The new investments are seen as critical to addressing the ongoing problem of maintaining efficiency in health services, particularly emergency health care and intensive care services. The reforms allow Social Security Institution (SGK) members to make use of private hospital emergency rooms and intensive care units free of charge. An earlier regulation enabled private hospitals in Turkey to cover the treatment of patients under the SGK, which was only allowed in state hospitals in the past. In 2003 the government passed legislation making it illegal to refuse to release patients who are unable to pay their medical bills from treatment at a hospital.
Finding it difficult to adapt to the new reforms, private hospitals have complained that the government refused to increase the contribution fee paid to them in return for treatment of patients insured under the SGK. Some have even claimed that low contribution fees are crippling the services provided by their hospitals.
The SGK pays around TL 7 billion annually in contribution fees to private hospitals, while these hospitals have an annual turnover of around TL 18 billion. This is a clear indication that the sector is continuing its rapid growth, regardless of reforms. Of the 530 private hospitals across Turkey, 160 serve İstanbul. Amongst the 50 new private hospitals expected to open, 30 will be located in the megacity. This will increase the number of beds in private hospitals in İstanbul to 16,000 -- equal to that of hospitals under the SGK umbrella.
Private hospitals across Turkey provide 30,000 beds, with 22,000 doctors and 200,000 medical personnel. The overall number of hospitals -- state and private combined -- in Turkey is currently 1,500.
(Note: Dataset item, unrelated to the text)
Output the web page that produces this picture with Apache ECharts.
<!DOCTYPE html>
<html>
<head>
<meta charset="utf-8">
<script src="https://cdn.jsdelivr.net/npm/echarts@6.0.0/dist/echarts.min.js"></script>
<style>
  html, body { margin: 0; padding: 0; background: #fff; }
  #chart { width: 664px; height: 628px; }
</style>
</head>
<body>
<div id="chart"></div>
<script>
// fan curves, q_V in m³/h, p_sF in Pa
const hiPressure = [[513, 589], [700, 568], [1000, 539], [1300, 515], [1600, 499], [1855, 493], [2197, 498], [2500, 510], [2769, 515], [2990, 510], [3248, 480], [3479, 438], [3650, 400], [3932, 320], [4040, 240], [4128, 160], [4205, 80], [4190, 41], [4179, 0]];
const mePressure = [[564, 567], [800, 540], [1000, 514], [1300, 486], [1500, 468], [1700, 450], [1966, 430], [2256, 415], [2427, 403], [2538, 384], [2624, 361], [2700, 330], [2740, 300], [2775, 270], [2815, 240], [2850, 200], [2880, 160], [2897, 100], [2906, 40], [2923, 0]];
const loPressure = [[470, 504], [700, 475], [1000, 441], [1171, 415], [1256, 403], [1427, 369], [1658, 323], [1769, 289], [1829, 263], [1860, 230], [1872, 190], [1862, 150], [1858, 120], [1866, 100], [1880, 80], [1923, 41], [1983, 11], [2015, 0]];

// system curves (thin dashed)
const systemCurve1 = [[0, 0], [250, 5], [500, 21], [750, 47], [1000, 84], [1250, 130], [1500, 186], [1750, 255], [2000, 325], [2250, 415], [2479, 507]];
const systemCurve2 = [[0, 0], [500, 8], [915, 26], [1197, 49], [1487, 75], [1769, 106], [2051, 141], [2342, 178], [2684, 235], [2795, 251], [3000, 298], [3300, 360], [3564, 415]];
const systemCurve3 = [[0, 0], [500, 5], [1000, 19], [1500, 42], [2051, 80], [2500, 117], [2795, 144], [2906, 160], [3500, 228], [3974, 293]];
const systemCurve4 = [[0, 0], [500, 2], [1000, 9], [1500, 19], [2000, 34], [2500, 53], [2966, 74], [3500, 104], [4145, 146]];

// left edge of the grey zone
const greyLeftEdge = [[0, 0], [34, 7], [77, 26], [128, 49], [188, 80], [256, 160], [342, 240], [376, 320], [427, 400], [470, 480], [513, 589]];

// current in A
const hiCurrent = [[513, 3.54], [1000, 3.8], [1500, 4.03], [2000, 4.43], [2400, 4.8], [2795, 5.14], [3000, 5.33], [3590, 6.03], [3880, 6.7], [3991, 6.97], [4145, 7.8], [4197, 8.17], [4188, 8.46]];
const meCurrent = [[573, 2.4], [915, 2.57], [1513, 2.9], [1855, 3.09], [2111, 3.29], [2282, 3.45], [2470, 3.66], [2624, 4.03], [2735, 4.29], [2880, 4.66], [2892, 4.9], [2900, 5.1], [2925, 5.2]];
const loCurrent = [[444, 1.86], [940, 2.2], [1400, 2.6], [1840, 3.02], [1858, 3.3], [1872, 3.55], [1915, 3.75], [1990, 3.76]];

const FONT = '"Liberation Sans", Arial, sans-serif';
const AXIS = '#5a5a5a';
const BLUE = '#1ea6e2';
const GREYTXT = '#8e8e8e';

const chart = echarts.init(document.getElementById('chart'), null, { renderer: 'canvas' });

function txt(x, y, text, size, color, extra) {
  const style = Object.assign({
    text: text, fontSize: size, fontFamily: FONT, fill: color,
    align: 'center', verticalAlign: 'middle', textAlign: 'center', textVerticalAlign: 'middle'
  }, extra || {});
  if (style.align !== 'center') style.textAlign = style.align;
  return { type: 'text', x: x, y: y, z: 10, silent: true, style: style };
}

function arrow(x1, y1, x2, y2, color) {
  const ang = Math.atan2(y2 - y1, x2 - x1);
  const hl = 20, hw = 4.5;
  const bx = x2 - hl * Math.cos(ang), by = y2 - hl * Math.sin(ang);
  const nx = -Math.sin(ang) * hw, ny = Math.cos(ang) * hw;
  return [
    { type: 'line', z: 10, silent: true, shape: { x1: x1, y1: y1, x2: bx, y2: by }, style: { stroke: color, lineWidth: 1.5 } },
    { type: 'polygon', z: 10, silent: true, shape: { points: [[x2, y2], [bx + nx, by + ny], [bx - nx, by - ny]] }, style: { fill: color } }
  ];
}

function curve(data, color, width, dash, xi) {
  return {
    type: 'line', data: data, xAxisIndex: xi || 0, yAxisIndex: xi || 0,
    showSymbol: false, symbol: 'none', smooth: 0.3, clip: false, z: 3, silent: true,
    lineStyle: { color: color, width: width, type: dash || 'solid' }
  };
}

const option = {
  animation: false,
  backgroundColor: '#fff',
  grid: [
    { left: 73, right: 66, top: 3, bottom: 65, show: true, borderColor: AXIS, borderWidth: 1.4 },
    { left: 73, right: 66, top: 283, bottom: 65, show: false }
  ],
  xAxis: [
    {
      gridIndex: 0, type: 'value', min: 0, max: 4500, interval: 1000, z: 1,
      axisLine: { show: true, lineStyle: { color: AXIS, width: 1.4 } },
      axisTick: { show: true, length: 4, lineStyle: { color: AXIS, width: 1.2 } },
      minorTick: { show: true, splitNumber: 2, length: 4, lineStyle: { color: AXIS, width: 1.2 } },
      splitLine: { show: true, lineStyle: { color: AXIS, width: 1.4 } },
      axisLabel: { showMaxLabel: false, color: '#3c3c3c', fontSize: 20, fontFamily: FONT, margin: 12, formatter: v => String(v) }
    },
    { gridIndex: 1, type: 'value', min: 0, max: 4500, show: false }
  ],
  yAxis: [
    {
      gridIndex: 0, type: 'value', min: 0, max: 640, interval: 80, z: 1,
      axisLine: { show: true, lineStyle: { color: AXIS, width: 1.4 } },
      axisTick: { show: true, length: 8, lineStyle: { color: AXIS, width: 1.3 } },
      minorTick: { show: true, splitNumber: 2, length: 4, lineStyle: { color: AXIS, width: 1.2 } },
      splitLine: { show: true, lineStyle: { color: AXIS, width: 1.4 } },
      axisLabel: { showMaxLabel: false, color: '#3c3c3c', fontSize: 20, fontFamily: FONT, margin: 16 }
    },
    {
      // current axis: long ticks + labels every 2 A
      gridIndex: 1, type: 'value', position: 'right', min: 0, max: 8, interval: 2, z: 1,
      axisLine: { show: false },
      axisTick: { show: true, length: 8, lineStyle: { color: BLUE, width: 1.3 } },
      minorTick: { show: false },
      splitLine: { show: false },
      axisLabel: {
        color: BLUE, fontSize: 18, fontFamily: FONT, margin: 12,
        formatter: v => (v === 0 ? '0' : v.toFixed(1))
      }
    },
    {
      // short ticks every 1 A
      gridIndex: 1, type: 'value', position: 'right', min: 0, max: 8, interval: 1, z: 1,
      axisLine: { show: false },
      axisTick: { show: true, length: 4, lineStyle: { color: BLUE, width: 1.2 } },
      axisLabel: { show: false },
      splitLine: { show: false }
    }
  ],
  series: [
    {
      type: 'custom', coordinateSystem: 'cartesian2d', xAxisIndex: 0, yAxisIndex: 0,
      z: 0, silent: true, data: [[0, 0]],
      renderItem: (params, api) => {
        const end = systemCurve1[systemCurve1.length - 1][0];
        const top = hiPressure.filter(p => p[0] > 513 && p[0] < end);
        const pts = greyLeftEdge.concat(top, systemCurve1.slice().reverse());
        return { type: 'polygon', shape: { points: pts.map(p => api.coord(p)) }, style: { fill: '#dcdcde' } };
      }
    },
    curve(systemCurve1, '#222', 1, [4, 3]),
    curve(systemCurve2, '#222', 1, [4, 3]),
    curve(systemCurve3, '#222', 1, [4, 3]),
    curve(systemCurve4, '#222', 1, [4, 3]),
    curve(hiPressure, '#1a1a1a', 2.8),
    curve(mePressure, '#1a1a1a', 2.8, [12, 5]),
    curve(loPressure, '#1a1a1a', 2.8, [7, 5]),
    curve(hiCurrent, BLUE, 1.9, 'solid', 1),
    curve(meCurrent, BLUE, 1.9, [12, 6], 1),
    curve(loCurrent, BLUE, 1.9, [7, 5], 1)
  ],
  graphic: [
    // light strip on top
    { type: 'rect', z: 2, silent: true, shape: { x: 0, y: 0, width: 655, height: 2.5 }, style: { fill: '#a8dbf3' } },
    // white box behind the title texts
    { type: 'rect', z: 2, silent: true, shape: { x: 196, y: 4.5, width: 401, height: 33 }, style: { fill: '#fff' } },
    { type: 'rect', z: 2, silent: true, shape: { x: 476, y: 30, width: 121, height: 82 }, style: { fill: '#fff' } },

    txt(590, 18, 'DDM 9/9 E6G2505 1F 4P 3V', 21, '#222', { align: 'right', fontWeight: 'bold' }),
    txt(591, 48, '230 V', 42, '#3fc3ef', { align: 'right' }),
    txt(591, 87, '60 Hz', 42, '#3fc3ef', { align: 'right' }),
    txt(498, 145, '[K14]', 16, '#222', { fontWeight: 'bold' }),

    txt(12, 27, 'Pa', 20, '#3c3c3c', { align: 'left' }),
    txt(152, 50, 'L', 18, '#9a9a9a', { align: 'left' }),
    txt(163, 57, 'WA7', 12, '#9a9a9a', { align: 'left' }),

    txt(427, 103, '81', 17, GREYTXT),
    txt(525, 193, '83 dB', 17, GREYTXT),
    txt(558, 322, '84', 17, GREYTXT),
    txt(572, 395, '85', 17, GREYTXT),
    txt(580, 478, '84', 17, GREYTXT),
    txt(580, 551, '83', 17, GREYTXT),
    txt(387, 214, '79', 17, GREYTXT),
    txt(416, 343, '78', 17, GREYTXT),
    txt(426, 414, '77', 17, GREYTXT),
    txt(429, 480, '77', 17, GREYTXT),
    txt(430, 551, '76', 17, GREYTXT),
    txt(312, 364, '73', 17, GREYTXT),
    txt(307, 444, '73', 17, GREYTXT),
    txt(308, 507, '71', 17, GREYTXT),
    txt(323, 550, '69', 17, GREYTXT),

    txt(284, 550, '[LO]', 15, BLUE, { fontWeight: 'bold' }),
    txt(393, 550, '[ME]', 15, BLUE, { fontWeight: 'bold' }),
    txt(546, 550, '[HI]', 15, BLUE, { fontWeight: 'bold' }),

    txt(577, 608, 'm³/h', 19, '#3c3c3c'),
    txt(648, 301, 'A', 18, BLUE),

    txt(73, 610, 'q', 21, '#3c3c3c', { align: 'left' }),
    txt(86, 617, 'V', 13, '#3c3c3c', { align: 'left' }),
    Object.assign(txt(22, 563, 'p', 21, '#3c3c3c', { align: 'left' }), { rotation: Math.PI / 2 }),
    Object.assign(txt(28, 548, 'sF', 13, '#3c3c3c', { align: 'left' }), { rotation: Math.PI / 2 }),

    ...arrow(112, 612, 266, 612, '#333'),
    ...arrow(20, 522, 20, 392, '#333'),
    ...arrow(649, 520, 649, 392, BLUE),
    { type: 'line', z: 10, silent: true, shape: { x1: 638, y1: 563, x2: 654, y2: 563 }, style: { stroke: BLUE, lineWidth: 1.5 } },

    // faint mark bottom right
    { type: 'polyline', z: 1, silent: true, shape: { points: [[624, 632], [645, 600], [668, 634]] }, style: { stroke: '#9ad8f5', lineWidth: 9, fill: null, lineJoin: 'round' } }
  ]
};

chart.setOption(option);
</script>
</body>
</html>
OHSAD Secretary General Cevat Şengül says hospital administrators feel compelled to increase their capacity year by year. “They believe that otherwise they will not survive in the face of growing demand and tough competition in the market,” Şengül commented. He attributes the anticipated increase in private hospitals to a new regulation that requires private medical centers -- those relatively less well equipped and staffed, and of a smaller size -- to either close or upgrade to hospital standard before the end of 2013. Big players in the Turkish private healthcare market are seeking to merge with or acquire smaller sized medical centers and hospitals, he explained.